The test vehicle for NASA's Low-Density Supersonic Decelerator is seen here before and after the balloon that helped carry it to near-space was deflated. On June 28, 2014, a balloon lifted the 7,000-pound saucer-shaped vehicle to an altitude of 119,000 feet (36,270 meters), then a rocket boosted it even higher, where tests of Martian landing technologies began.
The test occurred off the coast of the U.S. Navy's Pacific Missile Range Facility in Kauai, Hawaii. NASA’s Columbia Scientific Balloon Facility, based in Palestine, Texas, provided the balloon launch system and its operation.
The plume left by the test vehicle's main engine can be seen in these images. Engineers arranged for the balloon to deflate and descend shortly after the rocket fired.

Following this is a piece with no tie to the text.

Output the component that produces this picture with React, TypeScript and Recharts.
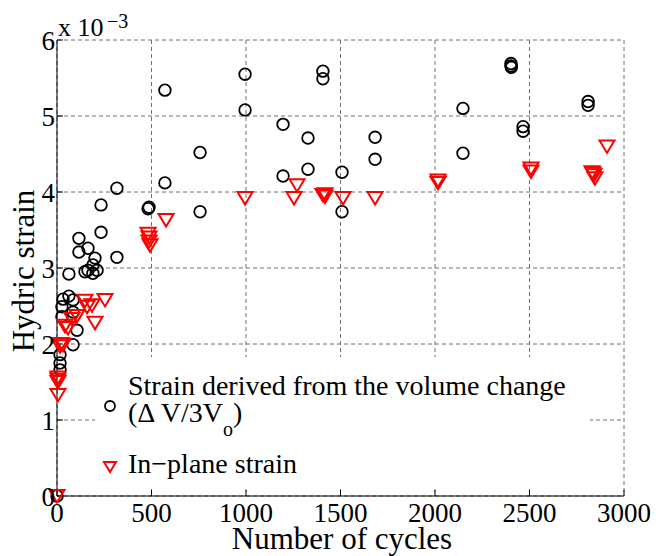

NASA's Space Technology Mission Directorate funds the LDSD mission, a cooperative effort led by NASA's Jet Propulsion Laboratory in Pasadena, California. NASA's Technology Demonstration Mission program manages LDSD at NASA's Marshall Space Flight Center in Huntsville, Alabama. NASA's Wallops Flight Facility in Wallops Island, Virginia, coordinated support with the Pacific Missile Range Facility, provided the core electrical systems for the test vehicle, and coordinated the balloon and recovery services for the LDSD test.